10.2.25

Finícios

Não, meu leitor, não quis escrever fenícios, de quem quase nada saberia falar. Inventei uma palavrinha (não o alfabeto), se é que inventei, haja vista que não há muita criatividade em juntar o fim e o início.

Essa pequena pérola de gosto duvidoso me ocorreu ao me dar conta de que ainda em janeiro já havia perdido um primo, visto a padaria que frequentei por vinte e oito anos ser fechada e, como se não bastasse, assistido ao Trump voltar à presidência dos EUA, agora mais poderoso e sem a preocupação de esconder seus pendores autoritários, fascistas.

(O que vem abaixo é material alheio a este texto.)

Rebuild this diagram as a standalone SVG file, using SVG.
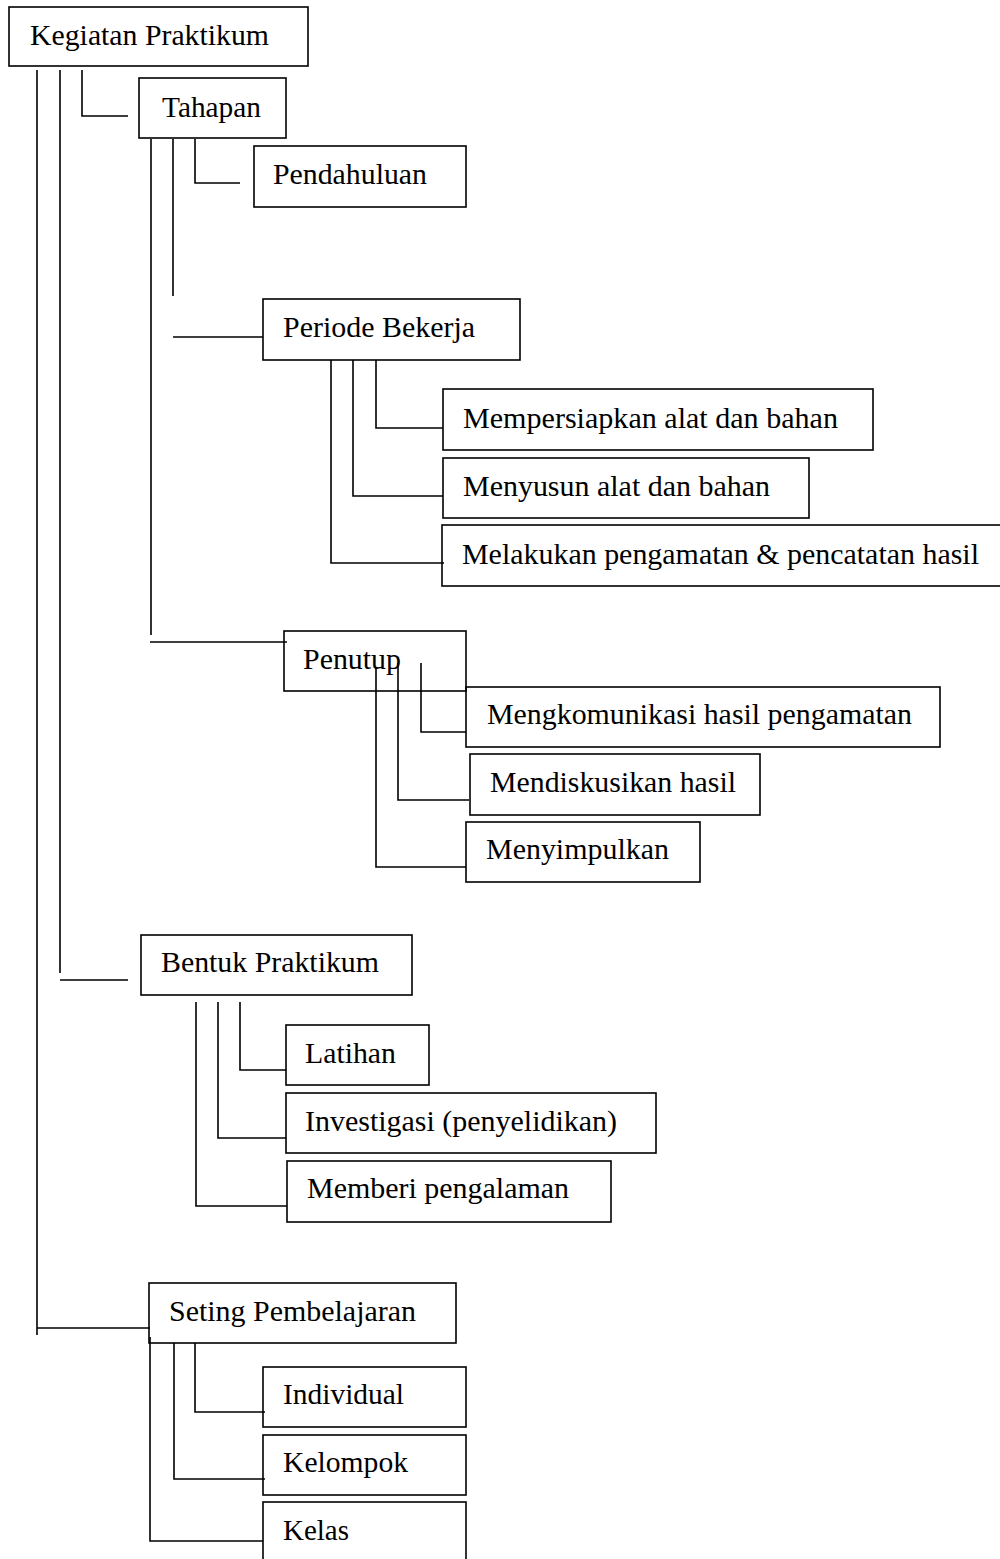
<svg xmlns="http://www.w3.org/2000/svg" width="1000" height="1559" viewBox="0 0 1000 1559">
<style>
.box{fill:none;stroke:#000;stroke-width:1.6}
.lbl{font-family:"Liberation Serif","Times New Roman",serif;font-size:29px;fill:#000}
.con path{fill:none;stroke:#000;stroke-width:1.6}
</style>
<rect width="1000" height="1559" fill="#fff"/>
<g id="nodes">
<g id="kegiatan"><rect class="box" x="9" y="7" width="299" height="59"/><text class="lbl" x="30" y="45" textLength="239" lengthAdjust="spacingAndGlyphs">Kegiatan Praktikum</text></g>
<g id="tahapan"><rect class="box" x="139" y="78" width="147" height="60"/><text class="lbl" x="162" y="117" textLength="99" lengthAdjust="spacingAndGlyphs">Tahapan</text></g>
<g id="pendahuluan"><rect class="box" x="254" y="146" width="212" height="61"/><text class="lbl" x="273" y="184" textLength="154" lengthAdjust="spacingAndGlyphs">Pendahuluan</text></g>
<g id="periode"><rect class="box" x="263" y="299" width="257" height="61"/><text class="lbl" x="283" y="337" textLength="192" lengthAdjust="spacingAndGlyphs">Periode Bekerja</text></g>
<g id="mempersiapkan"><rect class="box" x="443" y="389" width="430" height="61"/><text class="lbl" x="463" y="428" textLength="375" lengthAdjust="spacingAndGlyphs">Mempersiapkan alat dan bahan</text></g>
<g id="menyusun"><rect class="box" x="443" y="458" width="366" height="60"/><text class="lbl" x="463" y="496" textLength="307" lengthAdjust="spacingAndGlyphs">Menyusun alat dan bahan</text></g>
<g id="melakukan"><rect class="box" x="442" y="525" width="562" height="61"/><text class="lbl" x="462" y="564" textLength="517" lengthAdjust="spacingAndGlyphs">Melakukan pengamatan &amp; pencatatan hasil</text></g>
<g id="penutup"><rect class="box" x="284" y="631" width="182" height="60"/><text class="lbl" x="303" y="669" textLength="98" lengthAdjust="spacingAndGlyphs">Penutup</text></g>
<g id="mengkomunikasi"><rect class="box" x="466" y="687" width="474" height="60"/><text class="lbl" x="487" y="724" textLength="425" lengthAdjust="spacingAndGlyphs">Mengkomunikasi hasil pengamatan</text></g>
<g id="mendiskusikan"><rect class="box" x="470" y="754" width="290" height="61"/><text class="lbl" x="490" y="792" textLength="246" lengthAdjust="spacingAndGlyphs">Mendiskusikan hasil</text></g>
<g id="menyimpulkan"><rect class="box" x="466" y="822" width="234" height="60"/><text class="lbl" x="486" y="859" textLength="183" lengthAdjust="spacingAndGlyphs">Menyimpulkan</text></g>
<g id="bentuk"><rect class="box" x="141" y="935" width="271" height="60"/><text class="lbl" x="161" y="972" textLength="218" lengthAdjust="spacingAndGlyphs">Bentuk Praktikum</text></g>
<g id="latihan"><rect class="box" x="286" y="1025" width="143" height="60"/><text class="lbl" x="305" y="1063" textLength="91" lengthAdjust="spacingAndGlyphs">Latihan</text></g>
<g id="investigasi"><rect class="box" x="286" y="1093" width="370" height="60"/><text class="lbl" x="305" y="1131" textLength="312" lengthAdjust="spacingAndGlyphs">Investigasi (penyelidikan)</text></g>
<g id="memberi"><rect class="box" x="287" y="1161" width="324" height="61"/><text class="lbl" x="307" y="1198" textLength="262" lengthAdjust="spacingAndGlyphs">Memberi pengalaman</text></g>
<g id="seting"><rect class="box" x="149" y="1283" width="307" height="60"/><text class="lbl" x="169" y="1321" textLength="247" lengthAdjust="spacingAndGlyphs">Seting Pembelajaran</text></g>
<g id="individual"><rect class="box" x="263" y="1367" width="203" height="60"/><text class="lbl" x="283" y="1404" textLength="121" lengthAdjust="spacingAndGlyphs">Individual</text></g>
<g id="kelompok"><rect class="box" x="263" y="1435" width="203" height="60"/><text class="lbl" x="283" y="1472" textLength="125" lengthAdjust="spacingAndGlyphs">Kelompok</text></g>
<g id="kelas"><rect class="box" x="263" y="1502" width="203" height="70"/><text class="lbl" x="283" y="1540" textLength="66" lengthAdjust="spacingAndGlyphs">Kelas</text></g>
</g>
<g id="connectors" class="con">
<path d="M37,70 V1335 M37,1328 H150"/>
<path d="M60,70 V973 M60,980 H128"/>
<path d="M82,70 V116 H128"/>
<path d="M151,139 V635 M150,642 H287"/>
<path d="M173,139 V296 M173,337 H263"/>
<path d="M195,139 V183 H240"/>
<path d="M376,360 V428 H443"/>
<path d="M353,360 V496 H443"/>
<path d="M331,360 V563 H444"/>
<path d="M421,663 V732 H466"/>
<path d="M398,663 V800 H469"/>
<path d="M376,668 V867 H466"/>
<path d="M240,1002 V1070 H286"/>
<path d="M218,1002 V1138 H286"/>
<path d="M196,1002 V1206 H287"/>
<path d="M195,1343 V1412 H265"/>
<path d="M174,1343 V1479 H265"/>
<path d="M150,1337 V1541 H263"/>
</g>
</svg>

Meu primo está morto. Ele – preciso contar a vocês, por favor, escutem, mesmo sem interesse – nasceu em São Paulo e jovenzinho começou a passar férias na minha cidade natal. Nos tornamos amigos. Eu o invejava não só por ele ser bonito, mas por também ser desembaraçado. Uma vez, fomos tomar um ônibus e, mal chegamos à rodoviária, ele já conversava com uma menina e, mais que isso, dava uma mordida na maçã que ela comia. Seriam Adão e Eva não fosse a minha presença nem um pouco divina, mas cerceadora. Esse dom o levou a trabalhar com turismo e viver na Bahia, onde se deu nosso último encontro, em 2016. Me ocorre outra lembrança: no final dos anos de 1970, andávamos pela avenida do Contorno, em Belo Horizonte, e discutíamos como seriam os fogões do ano 2000. Não guardo ideia de como chegamos a esse assunto e me pergunto por que não apaguei tamanha insignificância da memória. Um palpite: o afeto é alimentado de miudezas, de verdadeiras bobagens. 

Devo confessar que a padaria não era de excelência. Estava mais para inconstante. No dia que acertava a mão, produzia um francês de me fazer esquecer o da padaria do Neném, a da minha infância. Mas não raro a receita desandava. Acontece. Seja como for, quando uma empresa fecha, histórias tristes se insinuam. Pode ser que o dono não tenha resistido à concorrência. Pode ser que a família em conflito tenha renunciado ao negócio para não cultivar a rixa entre os herdeiros. Certo, certo mesmo, é que um fato desses aumenta a fila do desemprego. Alguns talvez logo se ajeitem, outros, não. No caso da padaria, o que será da moça da chapa, faladeira e simpática? Do moço do café e do suco de laranja, mestre em infernizar a vida da chapeira? Do Russo? O Russo, por onde ele anda? Já não estava na padaria havia tempo. Por que não perguntei por ele? Quando uma padaria é fechada, nos descobrimos menos atentos do que imaginamos ou piores do que parecemos ser.

Quanto ao Trump, bem, ele em si já é ruim – figura grotesca, de ideias torpes etc. –, mas pior ainda é que ele abre espaço para os seus iguais ou seguidores mundo afora. Digo uma verdade, palavra de sábio, praticamente de um fenício inventando o alfabeto: a civilização não evolui, os boçais, que ocupam os poderes, não deixam.

Ah, ia me esquecendo. Ainda em janeiro perdi minha paciência. Quer dizer, minha paciência com o verão.